• Goal:
Skip the images. Copy the records exactly as written.

• The records:
+--
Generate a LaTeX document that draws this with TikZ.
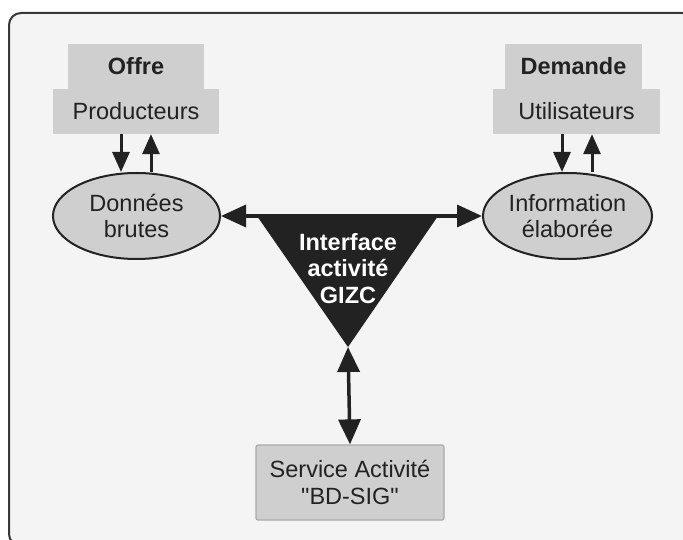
\documentclass[tikz,border=0pt]{standalone}
\usepackage{fontspec}
\setmainfont{Liberation Sans}[Ligatures=TeXOff]
\usetikzlibrary{arrows.meta,shapes.geometric,calc}

\definecolor{panel}{HTML}{F4F4F4}
\definecolor{boxgray}{HTML}{CFCFCF}
\definecolor{ink}{HTML}{222222}
\definecolor{edge}{HTML}{A9A9A9}

\tikzset{
  txt/.style={font=\fontsize{23.5pt}{26.5pt}\selectfont, text=ink, align=center, inner sep=0pt},
  tab/.style={txt, rectangle, fill=boxgray, minimum height=45pt},
  blob/.style={txt, ellipse, fill=boxgray, draw=ink, line width=2pt, minimum height=86pt},
  small arrow/.style={draw=ink, line width=3pt, -{Triangle[length=20pt,width=17pt]}},
  big arrow/.style={draw=ink, line width=3.5pt, {Triangle[length=25pt,width=22pt]}-{Triangle[length=25pt,width=22pt]}},
}

\begin{document}
\begin{tikzpicture}[x=1pt,y=-1pt]
  \useasboundingbox (0,0) rectangle (683,540);
  \clip (0,0) rectangle (683,540);
  \fill[white] (0,0) rectangle (683,540);

  % frame panel
  \draw[fill=panel, draw=ink!90, line width=2pt, rounded corners=12pt] (9,13) rectangle (694,546);

  % supply side
  \node[tab, minimum width=136pt] (offre) at (136,66.5) {\textbf{Offre}};
  \node[tab, minimum width=166pt] (prod) at (136,111.5) {Producteurs};
  % demand side
  \node[tab, minimum width=137pt] (demande) at (573.5,66.5) {\textbf{Demande}};
  \node[tab, minimum width=167pt] (util) at (576.5,111.5) {Utilisateurs};

  % data ellipses
  \node[blob, minimum width=167pt] (donnees) at (136.5,216) {Données\\brutes};
  \node[blob, minimum width=169pt] (info) at (567.5,216) {Information\\élaborée};

  % central triangle
  \coordinate (triL) at (257,216);
  \coordinate (triR) at (438,216);
  \coordinate (triB) at (348,347);
  \fill[ink] (triL) -- (triR) -- (triB) -- cycle;
  \node[txt, text=white, font=\fontsize{23.5pt}{26.5pt}\selectfont\bfseries] (gizc) at (348,268.5) {Interface\\activité\\GIZC};

  % service box
  \node[txt, rectangle, fill=boxgray, draw=edge, line width=1.2pt, rounded corners=2pt,
        minimum width=188pt, minimum height=75pt] (service) at (350,482.5) {Service Activité\\"BD-SIG"};

  % exchanges with producers and users
  \draw[small arrow] ([xshift=-15pt]prod.south) -- ([xshift=-15pt]prod.south |- donnees.north);
  \draw[small arrow] ([xshift=15pt]prod.south |- donnees.north) -- ([xshift=15pt]prod.south);
  \draw[small arrow] ([xshift=-14.5pt]util.south) -- ([xshift=-14.5pt]util.south |- info.north);
  \draw[small arrow] ([xshift=15.5pt]util.south |- info.north) -- ([xshift=15.5pt]util.south);

  % links through the interface
  \draw[big arrow] (donnees.east) -- (info.west);
  \draw[big arrow] (triB) -- (service.north);
\end{tikzpicture}
\end{document}
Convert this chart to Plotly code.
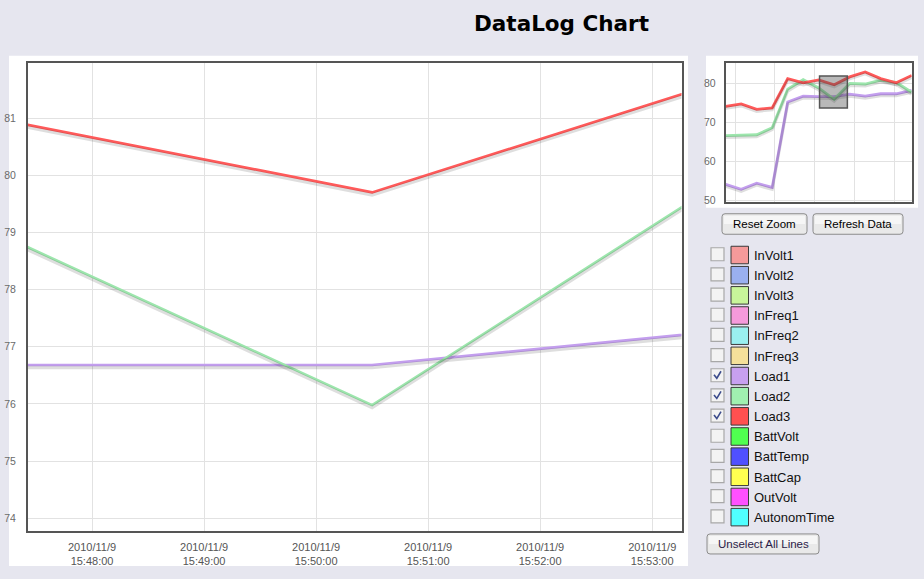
+--
• The output:
Generate a LaTeX document that draws this with TikZ.
\documentclass[tikz,border=0pt]{standalone}
\usepackage{fontspec}
\setmainfont{Liberation Sans}[Ligatures=TeXOff]
\usetikzlibrary{arrows.meta,shapes.geometric,calc}

\definecolor{panel}{HTML}{F4F4F4}
\definecolor{boxgray}{HTML}{CFCFCF}
\definecolor{ink}{HTML}{222222}
\definecolor{edge}{HTML}{A9A9A9}

\tikzset{
  txt/.style={font=\fontsize{23.5pt}{26.5pt}\selectfont, text=ink, align=center, inner sep=0pt},
  tab/.style={txt, rectangle, fill=boxgray, minimum height=45pt},
  blob/.style={txt, ellipse, fill=boxgray, draw=ink, line width=2pt, minimum height=86pt},
  small arrow/.style={draw=ink, line width=3pt, -{Triangle[length=20pt,width=17pt]}},
  big arrow/.style={draw=ink, line width=3.5pt, {Triangle[length=25pt,width=22pt]}-{Triangle[length=25pt,width=22pt]}},
}

\begin{document}
\begin{tikzpicture}[x=1pt,y=-1pt]
  \useasboundingbox (0,0) rectangle (683,540);
  \clip (0,0) rectangle (683,540);
  \fill[white] (0,0) rectangle (683,540);

  % frame panel
  \draw[fill=panel, draw=ink!90, line width=2pt, rounded corners=12pt] (9,13) rectangle (694,546);

  % supply side
  \node[tab, minimum width=136pt] (offre) at (136,66.5) {\textbf{Offre}};
  \node[tab, minimum width=166pt] (prod) at (136,111.5) {Producteurs};
  % demand side
  \node[tab, minimum width=137pt] (demande) at (573.5,66.5) {\textbf{Demande}};
  \node[tab, minimum width=167pt] (util) at (576.5,111.5) {Utilisateurs};

  % data ellipses
  \node[blob, minimum width=167pt] (donnees) at (136.5,216) {Données\\brutes};
  \node[blob, minimum width=169pt] (info) at (567.5,216) {Information\\élaborée};

  % central triangle
  \coordinate (triL) at (257,216);
  \coordinate (triR) at (438,216);
  \coordinate (triB) at (348,347);
  \fill[ink] (triL) -- (triR) -- (triB) -- cycle;
  \node[txt, text=white, font=\fontsize{23.5pt}{26.5pt}\selectfont\bfseries] (gizc) at (348,268.5) {Interface\\activité\\GIZC};

  % service box
  \node[txt, rectangle, fill=boxgray, draw=edge, line width=1.2pt, rounded corners=2pt,
        minimum width=188pt, minimum height=75pt] (service) at (350,482.5) {Service Activité\\"BD-SIG"};

  % exchanges with producers and users
  \draw[small arrow] ([xshift=-15pt]prod.south) -- ([xshift=-15pt]prod.south |- donnees.north);
  \draw[small arrow] ([xshift=15pt]prod.south |- donnees.north) -- ([xshift=15pt]prod.south);
  \draw[small arrow] ([xshift=-14.5pt]util.south) -- ([xshift=-14.5pt]util.south |- info.north);
  \draw[small arrow] ([xshift=15.5pt]util.south |- info.north) -- ([xshift=15.5pt]util.south);

  % links through the interface
  \draw[big arrow] (donnees.east) -- (info.west);
  \draw[big arrow] (triB) -- (service.north);
\end{tikzpicture}
\end{document}
Convert this chart to Plotly code.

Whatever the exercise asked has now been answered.